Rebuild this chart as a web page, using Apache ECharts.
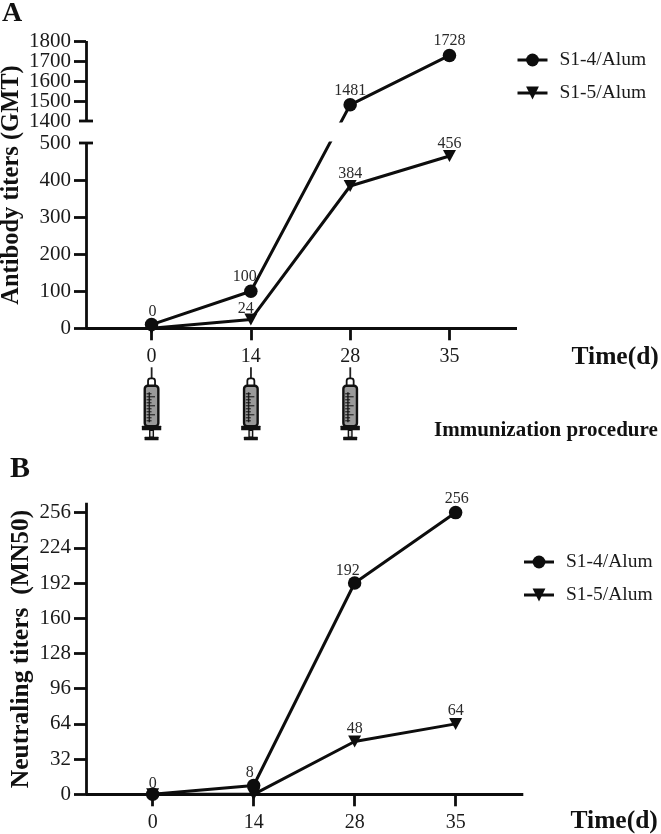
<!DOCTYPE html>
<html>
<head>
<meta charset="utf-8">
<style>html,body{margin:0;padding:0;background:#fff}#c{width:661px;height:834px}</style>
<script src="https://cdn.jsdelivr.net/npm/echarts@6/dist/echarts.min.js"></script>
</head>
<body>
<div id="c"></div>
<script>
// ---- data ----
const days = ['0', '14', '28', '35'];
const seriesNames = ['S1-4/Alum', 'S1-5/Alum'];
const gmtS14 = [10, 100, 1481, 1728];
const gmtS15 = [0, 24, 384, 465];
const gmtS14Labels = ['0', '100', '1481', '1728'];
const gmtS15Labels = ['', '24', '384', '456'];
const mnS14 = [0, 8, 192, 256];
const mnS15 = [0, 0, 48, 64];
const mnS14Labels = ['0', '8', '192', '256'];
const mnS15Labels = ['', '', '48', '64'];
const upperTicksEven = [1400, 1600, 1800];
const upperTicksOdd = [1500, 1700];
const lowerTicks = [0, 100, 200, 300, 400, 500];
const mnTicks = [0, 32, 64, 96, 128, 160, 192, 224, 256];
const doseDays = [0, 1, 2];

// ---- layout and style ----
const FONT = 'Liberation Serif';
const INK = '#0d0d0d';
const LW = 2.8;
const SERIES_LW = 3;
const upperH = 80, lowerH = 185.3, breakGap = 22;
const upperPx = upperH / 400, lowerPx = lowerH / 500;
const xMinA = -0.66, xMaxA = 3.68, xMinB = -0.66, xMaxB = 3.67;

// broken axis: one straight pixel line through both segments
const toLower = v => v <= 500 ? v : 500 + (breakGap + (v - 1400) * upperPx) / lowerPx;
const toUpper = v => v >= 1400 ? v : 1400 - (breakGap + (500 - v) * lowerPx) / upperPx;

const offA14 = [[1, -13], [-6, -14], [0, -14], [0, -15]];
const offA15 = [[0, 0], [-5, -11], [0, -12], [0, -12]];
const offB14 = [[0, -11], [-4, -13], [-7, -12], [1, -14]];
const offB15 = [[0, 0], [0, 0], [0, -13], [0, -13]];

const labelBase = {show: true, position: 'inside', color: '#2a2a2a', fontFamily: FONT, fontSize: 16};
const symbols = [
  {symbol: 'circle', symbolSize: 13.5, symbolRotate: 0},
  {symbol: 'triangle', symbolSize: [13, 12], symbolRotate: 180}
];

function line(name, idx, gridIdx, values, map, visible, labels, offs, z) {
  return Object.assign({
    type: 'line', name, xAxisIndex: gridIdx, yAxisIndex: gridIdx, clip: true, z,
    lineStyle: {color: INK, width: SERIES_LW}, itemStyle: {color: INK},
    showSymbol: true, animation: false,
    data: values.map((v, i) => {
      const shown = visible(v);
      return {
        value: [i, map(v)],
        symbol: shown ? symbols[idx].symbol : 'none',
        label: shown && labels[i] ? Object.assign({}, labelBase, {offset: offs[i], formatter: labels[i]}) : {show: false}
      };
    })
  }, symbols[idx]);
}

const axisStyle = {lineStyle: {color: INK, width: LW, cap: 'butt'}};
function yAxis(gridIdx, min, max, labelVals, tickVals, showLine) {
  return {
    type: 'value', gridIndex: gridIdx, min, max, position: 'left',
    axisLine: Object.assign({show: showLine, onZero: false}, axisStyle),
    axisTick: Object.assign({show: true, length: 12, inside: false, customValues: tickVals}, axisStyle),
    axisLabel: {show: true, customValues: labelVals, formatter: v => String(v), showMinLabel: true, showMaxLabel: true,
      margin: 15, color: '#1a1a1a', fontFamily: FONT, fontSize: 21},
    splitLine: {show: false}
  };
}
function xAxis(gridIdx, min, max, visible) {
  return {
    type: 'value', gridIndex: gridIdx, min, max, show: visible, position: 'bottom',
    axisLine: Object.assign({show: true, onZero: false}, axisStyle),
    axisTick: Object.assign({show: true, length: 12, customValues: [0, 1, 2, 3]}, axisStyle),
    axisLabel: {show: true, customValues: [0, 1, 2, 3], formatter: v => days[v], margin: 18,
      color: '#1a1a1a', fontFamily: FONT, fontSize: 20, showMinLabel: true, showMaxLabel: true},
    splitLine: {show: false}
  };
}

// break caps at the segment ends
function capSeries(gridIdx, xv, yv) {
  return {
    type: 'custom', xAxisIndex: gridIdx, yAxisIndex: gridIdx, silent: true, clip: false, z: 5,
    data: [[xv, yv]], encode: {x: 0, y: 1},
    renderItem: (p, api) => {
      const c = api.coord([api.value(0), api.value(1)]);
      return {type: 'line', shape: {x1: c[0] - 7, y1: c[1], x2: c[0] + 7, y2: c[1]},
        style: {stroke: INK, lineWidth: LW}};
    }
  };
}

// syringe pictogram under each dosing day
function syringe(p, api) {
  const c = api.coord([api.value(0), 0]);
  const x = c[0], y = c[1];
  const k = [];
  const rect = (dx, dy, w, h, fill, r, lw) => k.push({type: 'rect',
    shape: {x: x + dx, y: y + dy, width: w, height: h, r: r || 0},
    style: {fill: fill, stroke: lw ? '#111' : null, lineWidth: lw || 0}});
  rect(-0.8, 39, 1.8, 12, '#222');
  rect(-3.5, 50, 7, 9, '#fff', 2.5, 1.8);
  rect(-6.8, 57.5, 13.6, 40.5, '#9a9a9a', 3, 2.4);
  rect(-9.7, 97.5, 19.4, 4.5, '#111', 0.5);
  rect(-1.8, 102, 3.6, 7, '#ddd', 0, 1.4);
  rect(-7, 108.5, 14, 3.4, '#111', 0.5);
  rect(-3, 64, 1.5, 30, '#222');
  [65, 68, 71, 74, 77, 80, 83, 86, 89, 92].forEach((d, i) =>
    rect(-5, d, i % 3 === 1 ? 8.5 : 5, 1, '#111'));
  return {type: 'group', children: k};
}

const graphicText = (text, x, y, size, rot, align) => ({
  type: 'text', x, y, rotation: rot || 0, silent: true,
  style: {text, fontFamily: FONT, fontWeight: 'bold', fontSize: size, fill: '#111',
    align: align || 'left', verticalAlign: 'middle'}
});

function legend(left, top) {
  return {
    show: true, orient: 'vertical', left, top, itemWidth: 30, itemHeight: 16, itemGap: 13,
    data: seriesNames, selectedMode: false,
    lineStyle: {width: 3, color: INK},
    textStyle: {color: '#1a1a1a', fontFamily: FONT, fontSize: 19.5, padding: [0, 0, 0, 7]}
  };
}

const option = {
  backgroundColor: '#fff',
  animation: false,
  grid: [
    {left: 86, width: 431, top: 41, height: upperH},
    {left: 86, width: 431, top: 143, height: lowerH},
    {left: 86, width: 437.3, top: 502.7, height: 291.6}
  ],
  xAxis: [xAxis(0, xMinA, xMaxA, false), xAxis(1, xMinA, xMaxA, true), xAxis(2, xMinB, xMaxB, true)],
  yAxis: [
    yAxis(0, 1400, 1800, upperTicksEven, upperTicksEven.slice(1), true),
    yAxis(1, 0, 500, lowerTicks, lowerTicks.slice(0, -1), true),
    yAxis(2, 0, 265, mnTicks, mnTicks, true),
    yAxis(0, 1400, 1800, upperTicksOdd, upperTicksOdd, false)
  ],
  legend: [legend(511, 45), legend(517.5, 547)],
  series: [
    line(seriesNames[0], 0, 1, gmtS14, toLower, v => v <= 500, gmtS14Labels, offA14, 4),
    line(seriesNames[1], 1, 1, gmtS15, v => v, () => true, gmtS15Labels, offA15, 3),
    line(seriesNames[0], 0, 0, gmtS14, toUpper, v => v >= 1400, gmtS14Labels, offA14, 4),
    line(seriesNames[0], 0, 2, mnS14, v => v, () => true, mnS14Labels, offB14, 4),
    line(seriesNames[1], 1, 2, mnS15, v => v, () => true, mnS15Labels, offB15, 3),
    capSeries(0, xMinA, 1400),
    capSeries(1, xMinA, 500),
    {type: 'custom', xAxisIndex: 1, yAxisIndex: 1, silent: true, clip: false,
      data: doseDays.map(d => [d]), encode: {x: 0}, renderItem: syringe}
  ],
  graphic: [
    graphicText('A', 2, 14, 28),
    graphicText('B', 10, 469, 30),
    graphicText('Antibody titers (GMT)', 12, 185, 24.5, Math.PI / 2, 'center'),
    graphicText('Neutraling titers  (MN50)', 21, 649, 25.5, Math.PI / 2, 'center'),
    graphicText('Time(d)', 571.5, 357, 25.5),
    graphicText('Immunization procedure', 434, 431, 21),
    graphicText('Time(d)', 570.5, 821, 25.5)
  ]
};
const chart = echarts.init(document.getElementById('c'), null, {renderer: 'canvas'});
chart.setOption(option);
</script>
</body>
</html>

.....

◆ **DO THIS**
Everything from the top line of the data down to and including the line with "const toUpper = v" is to be copied, except the pictures.

◆ **SOLUTION**
Rebuild this chart as a web page, using Apache ECharts.
<!DOCTYPE html>
<html>
<head>
<meta charset="utf-8">
<style>html,body{margin:0;padding:0;background:#fff}#c{width:661px;height:834px}</style>
<script src="https://cdn.jsdelivr.net/npm/echarts@6/dist/echarts.min.js"></script>
</head>
<body>
<div id="c"></div>
<script>
// ---- data ----
const days = ['0', '14', '28', '35'];
const seriesNames = ['S1-4/Alum', 'S1-5/Alum'];
const gmtS14 = [10, 100, 1481, 1728];
const gmtS15 = [0, 24, 384, 465];
const gmtS14Labels = ['0', '100', '1481', '1728'];
const gmtS15Labels = ['', '24', '384', '456'];
const mnS14 = [0, 8, 192, 256];
const mnS15 = [0, 0, 48, 64];
const mnS14Labels = ['0', '8', '192', '256'];
const mnS15Labels = ['', '', '48', '64'];
const upperTicksEven = [1400, 1600, 1800];
const upperTicksOdd = [1500, 1700];
const lowerTicks = [0, 100, 200, 300, 400, 500];
const mnTicks = [0, 32, 64, 96, 128, 160, 192, 224, 256];
const doseDays = [0, 1, 2];

// ---- layout and style ----
const FONT = 'Liberation Serif';
const INK = '#0d0d0d';
const LW = 2.8;
const SERIES_LW = 3;
const upperH = 80, lowerH = 185.3, breakGap = 22;
const upperPx = upperH / 400, lowerPx = lowerH / 500;
const xMinA = -0.66, xMaxA = 3.68, xMinB = -0.66, xMaxB = 3.67;

// broken axis: one straight pixel line through both segments
const toLower = v => v <= 500 ? v : 500 + (breakGap + (v - 1400) * upperPx) / lowerPx;
const toUpper = v => v >= 1400 ? v : 1400 - (breakGap + (500 - v) * lowerPx) / upperPx;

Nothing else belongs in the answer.